Bobby Miller built on an impressive MLB debut and the Los Angeles Dodgers erupted in the fifth inning to cruise to a 6-1 win over the Washington Nationals in the opener of their homestand.
Miller earned another start for the Dodgers by holding the Atlanta Braves to just one run over five innings, and he followed that up with another one-run outing.
Miller nearly stranded two baserunners in scoring position after allowing a leadoff single and one-out double in the second inning, but C.J. Abrams’ base hit with two outs gave the Nationals a lead. Miller was aided by Jason Heyward throwing out Dickerson on his attempt to score from second base.
The Dodgers’ top pitching prospect went on to retire the next five batters faced before Dominic Smith’s double with two outs in the fourth inning. Nothing came of that, and Miller stranded another baserunner in the sixth inning.
Miller exited at 87 pitches and set a new career high of six innings in what was also his Dodger Stadium debut. He finished with four strikeouts, one shy from his first start, and again flashed a fastball that regularly touched 100 mph while also mixing in quality secondary pitches.
The quality start was the first by a Dodgers pitcher since Julio Urías on May 13.

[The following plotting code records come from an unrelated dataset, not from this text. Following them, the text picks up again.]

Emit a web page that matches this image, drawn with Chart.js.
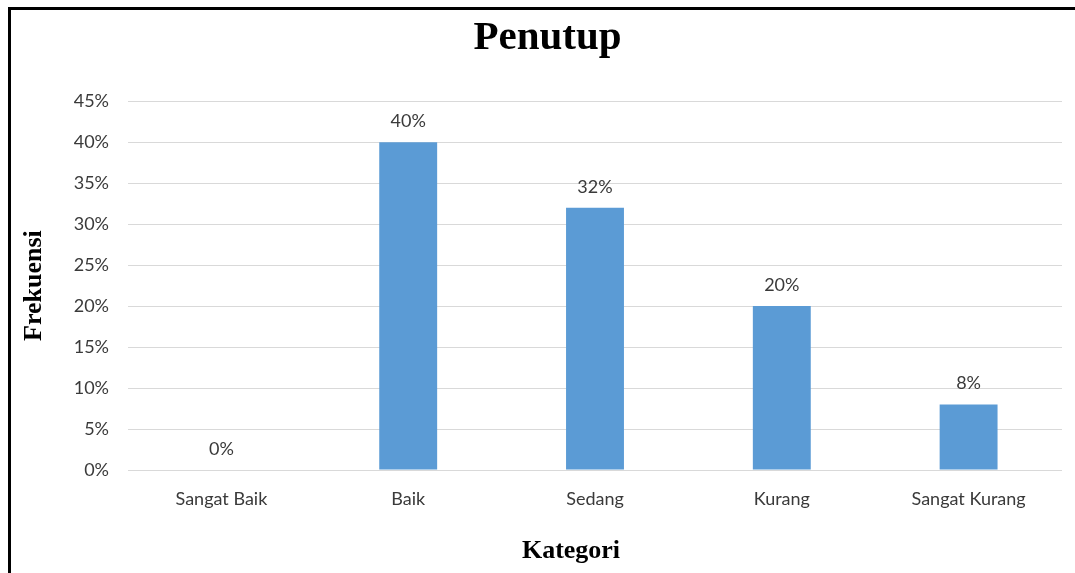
<!DOCTYPE html>
<html>
<head>
<meta charset="utf-8">
<script src="https://cdn.jsdelivr.net/npm/chart.js@4.4.1/dist/chart.umd.min.js"></script>
<style>
  html, body { margin: 0; padding: 0; background: #fff; }
  #wrap { position: relative; width: 1075px; height: 573px; overflow: hidden; }
  #frame { position: absolute; left: 8px; top: 7px; right: -10px; bottom: -10px;
           border-left: 3px solid #000; border-top: 3px solid #000; pointer-events: none; }
</style>
</head>
<body>
<div id="wrap">
  <canvas id="chart" width="1075" height="573"></canvas>
  <div id="frame"></div>
</div>
<script>
// data
const categories = ['Sangat Baik', 'Baik', 'Sedang', 'Kurang', 'Sangat Kurang'];
const values = [0, 40, 32, 20, 8];          // percent
const yMax = 45;
const yStep = 5;

const tickFont = { family: 'Lato, "Open Sans", sans-serif', size: 18 };
const serifBold = { family: '"Liberation Serif", "Times New Roman", serif', weight: 'bold' };

// labels above each bar
const barLabels = {
  id: 'barLabels',
  afterDatasetsDraw(chart) {
    const ctx = chart.ctx;
    const meta = chart.getDatasetMeta(0);
    ctx.save();
    ctx.font = `${tickFont.size}px ${tickFont.family}`;
    ctx.fillStyle = '#3a3a3a';
    ctx.textAlign = 'center';
    ctx.textBaseline = 'alphabetic';
    meta.data.forEach((bar, i) => {
      ctx.fillText(values[i] + '%', bar.x, bar.y - 15);
    });
    ctx.restore();
  }
};

// x axis title (sits a bit left of the plot centre in the original)
const xTitle = {
  id: 'xTitle',
  afterDraw(chart) {
    const ctx = chart.ctx;
    ctx.save();
    ctx.font = `bold 26px ${serifBold.family}`;
    ctx.fillStyle = '#000';
    ctx.textAlign = 'center';
    ctx.textBaseline = 'alphabetic';
    ctx.fillText('Kategori', 571, 558);
    ctx.restore();
  }
};

new Chart(document.getElementById('chart'), {
  type: 'bar',
  data: {
    labels: categories,
    datasets: [{
      data: values,
      backgroundColor: '#5B9BD5',
      borderWidth: 0,
      categoryPercentage: 1,
      barPercentage: 0.31
    }]
  },
  options: {
    responsive: false,
    animation: false,
    layout: { padding: { left: 33, right: 13, top: 0, bottom: 0 } },
    plugins: {
      legend: { display: false },
      tooltip: { enabled: false },
      title: {
        display: true,
        text: 'Penutup',
        color: '#000',
        font: { ...serifBold, size: 41 },
        padding: { top: 14, bottom: 38 }
      }
    },
    scales: {
      x: {
        grid: { display: false },
        border: { display: false },
        ticks: { color: '#3a3a3a', font: tickFont, padding: 10 },
        afterFit(scale) { scale.height = 103; }
      },
      y: {
        min: 0,
        max: yMax,
        grid: { color: '#d9d9d9', drawTicks: false },
        border: { display: false },
        ticks: {
          stepSize: yStep,
          color: '#3a3a3a',
          font: tickFont,
          padding: 19,
          callback: v => v + '%'
        },
        title: {
          display: true,
          text: 'Frekuensi',
          color: '#000',
          font: { ...serifBold, size: 26 },
          padding: { top: -14, bottom: 0 }
        },
        afterFit(scale) { scale.width = 95; }
      }
    }
  },
  plugins: [barLabels, xTitle]
});
</script>
</body>
</html>
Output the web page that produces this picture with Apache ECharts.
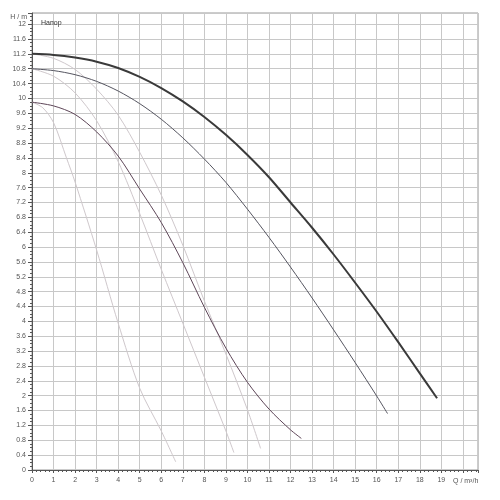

Miller was backed by Victor González, Justin Bruihl and Shelby Miller each contributing one scoreless inning out of the Dodgers bullpen.
Dodgers 6-run inning
Facing the Nationals is sandwiched between series against the MLB-leading Tampa Bay Rays and New York Yankees coming to Dodger Stadium this weekend.
Dodgers manager Dave Roberts downplayed any concern over the team maintaining focus against the last-place Nationals, but the offense was held in check until producing a six-run inning to take advantage of an Abrams error.
He booted a potential double play ball that left runners at the corners with nobody out and led to the Dodgers tying the game on James Outman’s sacrifice fly.
Chris Taylor then beat out an inning-ending double play, and after Mookie Betts singled, Freddie Freeman’s two-run double extended his hitting streak to 18 games and provided the Dodgers with a 3-1 lead.
That additionally gave Freeman 17 doubles in May, a new Dodgers franchise record for most in a calendar month. The previous Dodgers record belonged to Babe Herman, who had 16 doubles for Brooklyn in July 1930.
Will Smith’s walk put two on for J.D. Martinez, who broke the game open with a three-run homer that gave him a 13-game hitting streak.
All six runs scored against Nationals starter Trevor Williams were unearned because of Abrams’ error.